Le Sidaner clearly developed a reputation, although perhaps this wasn’t quite what he had aimed for. Marcel Proust mentions him in the fourth volume of his series In Search of Lost Time, where the artist is described as being “highly distinguished” but “not great”. French novellists have a track record of trashing contemporary painters, though, as Émile Zola did of Paul Cézanne.

Le Sidaner visited Britain on several occasions, and in 1906-07 painted this view of St. Paul’s from the River: Morning Sun in Winter, which may have been inspired by Monet’s series paintings of Rouen Cathedral, although here expressed using Le Sidaner’s distinctive marks.

Roses and Wisteria on the House from 1907 is one of the artist’s favourite twilight scenes, here showing the front of his house in the old village of Gerberoy.

During another visit to Britain in 1908, Le Sidaner visited the sixteenth century royal palace at Hampton Court, upriver of the Thames from the city of London, which he painted as Autumn at Hampton Court. This is perhaps his most Impressionist work, with its much wider range of different marks and the rich colours of dawn or dusk.

In about 1910, Le Sidaner followed in the brushstrokes of the Divisionists in his Fog in the Midi.

For this ghostly nocturne of the River in the Moonlight, Quimperlé, from about 1910, Le Sidaner visited this town in Brittany, in the far north-west of France. The perspective projection is unusual in giving the impression that the river is flowing down quite a steep gradient, and as usual its streets are deserted.
At about this time, Le Sidaner started to paint deserted tables in carefully composed views.

The Table, Spring from 1913 is an early example, with a range of drinks laid out for one person in the foreground of a gently rolling country landscape in Spring. Leafy branches provide formally symmetric repoussoir.

His Autumn Table, painted some time in the decade 1910-20, is laid out for two, with a fruit bowl to suit the season as well as drinks, and the façade of a large house, perhaps the artist’s, behind. The leaves have already turned to gold on the creeper covering the wall of the house.

He continued to paint his established views, including this richly Golden Morning from 1920.

Like several other artists in the early twentieth century, Le Sidaner visited the Mediterranean coast of France.

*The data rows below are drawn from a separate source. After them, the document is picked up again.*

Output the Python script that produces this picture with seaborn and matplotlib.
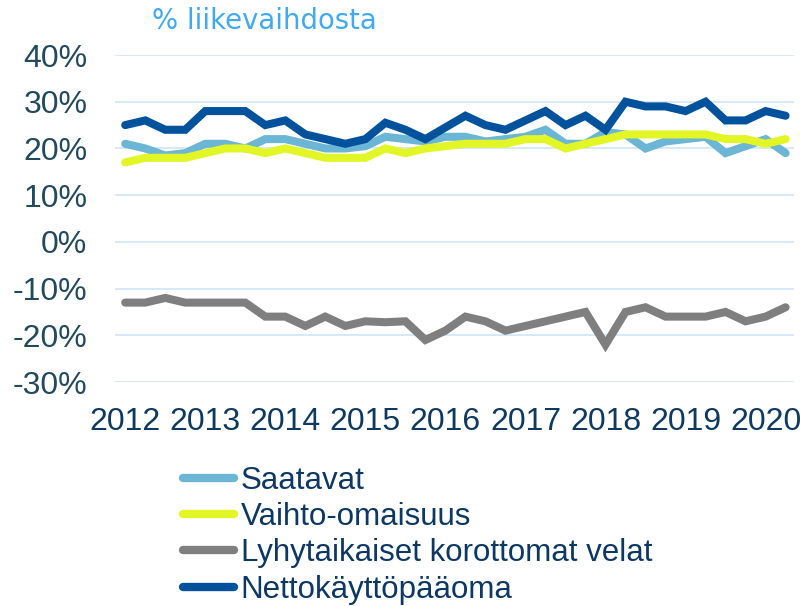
import numpy as np
import pandas as pd
import matplotlib
matplotlib.use("Agg")
import matplotlib.pyplot as plt
import seaborn as sns

# Quarterly observations, 2012 Q1 – 2020 Q2 (% of turnover)
quarters = [f"{y}Q{q}" for y in range(2012, 2021) for q in range(1, 5)][:34]

saatavat = [21, 20, 18.5, 19, 21, 21, 20, 22, 22, 21, 20,
            20, 20.5, 22.5, 22, 21.5, 22.5, 22.5, 21.5, 22, 22.5, 24,
            21, 21, 23.5, 23, 20, 21.5, 22, 22.5, 19, 20.5, 22, 19]
vaihto_omaisuus = [17, 18, 18, 18, 19, 20, 20, 19, 20, 19, 18,
                   18, 18, 20, 19, 20, 20.5, 21, 21, 21, 22, 22,
                   20, 21, 22, 23, 23, 23, 23, 23, 22, 22, 21, 22]
lyhytaikaiset = [-13, -13, -12, -13, -13, -13, -13, -16, -16, -18, -16,
                 -18, -17, -17.2, -17, -21, -19, -16, -17, -19, -18, -17,
                 -16, -15, -22, -15, -14, -16, -16, -16, -15, -17, -16, -14]
nettokayttopaaoma = [25, 26, 24, 24, 28, 28, 28, 25, 26, 23, 22,
                     21, 22, 25.5, 24, 22, 24.5, 27, 25, 24, 26, 28,
                     25, 27, 24, 30, 29, 29, 28, 30, 26, 26, 28, 27]

series_names = ["Saatavat", "Vaihto-omaisuus",
                "Lyhytaikaiset korottomat velat", "Nettokäyttöpääoma"]
series_values = [saatavat, vaihto_omaisuus, lyhytaikaiset, nettokayttopaaoma]
colors = ["#6bb5d5", "#e2f626", "#7f7f7f", "#00529c"]

year_labels = [str(y) for y in range(2012, 2021)]
y_ticks = [-30, -20, -10, 0, 10, 20, 30, 40]

df = pd.concat([
    pd.DataFrame({"idx": np.arange(len(v)), "quarter": quarters[:len(v)],
                  "value": v, "series": name})
    for name, v in zip(series_names, series_values)
], ignore_index=True)

sns.set_theme(style="white")
plt.rcParams["font.family"] = ["Liberation Sans", "DejaVu Sans"]

fig = plt.figure(figsize=(8.0, 6.06), dpi=100)
ax = fig.add_axes([0.144, 0.3696, 0.848, 0.5396])

sns.lineplot(data=df, x="idx", y="value", hue="series",
             hue_order=series_names, palette=colors,
             linewidth=5.8, ax=ax, legend=True,
             solid_capstyle="round", solid_joinstyle="miter")

ax.set_xlim(-0.5, 33.4)
ax.set_ylim(-30, 40)
ax.set_yticks(y_ticks)
ax.set_yticklabels([f"{t}%" for t in y_ticks])
ax.set_xticks(np.arange(0, 33, 4))
ax.set_xticklabels(year_labels)
ax.set_xlabel("")
ax.set_ylabel("")

ax.grid(axis="y", color="#d3e6f7", linewidth=1.3)
ax.grid(axis="x", visible=False)
ax.set_axisbelow(True)
for s in ax.spines.values():
    s.set_visible(False)

ax.tick_params(axis="y", length=0, pad=20, labelsize=23, labelcolor="#234a5c")
ax.tick_params(axis="x", length=0, pad=18, labelsize=23, labelcolor="#0f3a60")

fig.text(0.331, 0.966, "% liikevaihdosta", color="#42a8ef",
         fontsize=19.8, family="DejaVu Sans", ha="center", va="center")

handles, labels = ax.get_legend_handles_labels()
for h in handles:
    h.set_linewidth(6)
    h.set_solid_capstyle("round")
leg = ax.legend(handles, labels, loc="upper left",
                bbox_to_anchor=(0.209, 0.257), bbox_transform=fig.transFigure,
                frameon=False, fontsize=22.5, handlelength=1.65,
                handletextpad=0.2, labelspacing=0.2, borderpad=0)
for t in leg.get_texts():
    t.set_color("#0d3864")

fig.savefig("out.png", dpi=100)
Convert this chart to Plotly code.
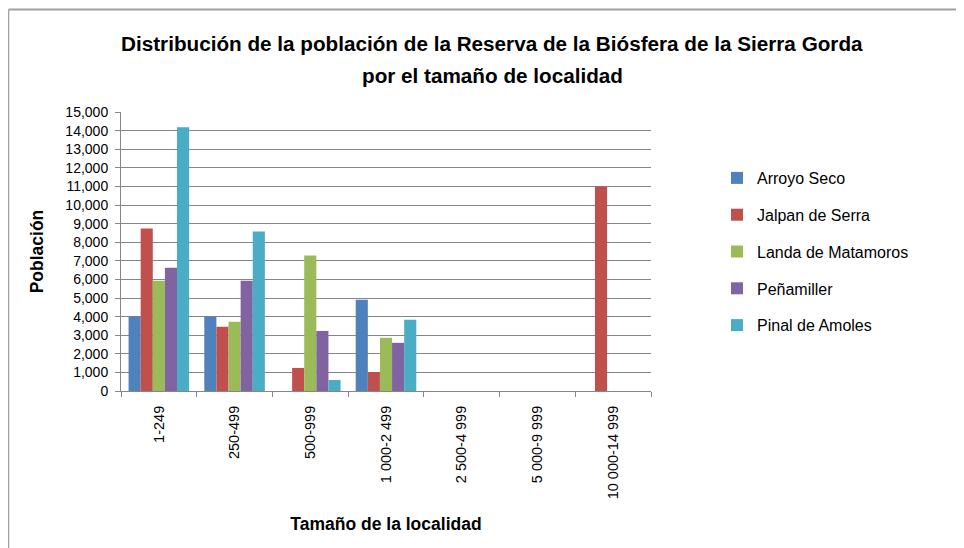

When there in 1920, he took the opportunity to paint this view of Table of the Sea, Villefranche-sur-Mer. This table is laid for one, and beyond its balcony is a small bay. His marks are coarser here, some consisting of quite thick daubs of paint, suggesting that this was more of a sketch than most of his other tables.

For his Small Table at Dusk from 1921, Le Sidaner visited the Petits Fossés at Nemours, not far from the city of Paris, on the River Loing, near where Alfred Sisley had painted many landscapes about forty years earlier. This table is laid for two, each with a bottle of beer. The overall effect is reminiscent of his earlier paintings of canals, with chairs that could have been taken from one of Vincent van Gogh’s paintings of his room in Arles.

White Garden at Dusk from 1924 looks like a corner of the artist’s garden in the old village of Gerberoy.

In 1928, Le Sidaner painted this view of a steep alley in Church Road, Villefranche-sur-Mer. Judging by the angles of the shadows here, this is one his relatively few paintings in which the sun is high in the sky. There are even a few people ascending this hill towards the church.

In his later years, Le Sidaner seems to have abandoned his career-long fascination with twilight, and his distinctive facture, to paint a more conventional view of his home in White House, Gerberoy from 1934.
Henri Le Sidaner died in the summer of 1939, just short of his seventy-seventh birthday. A couple of months later, Germany invaded Poland and the world was again at war.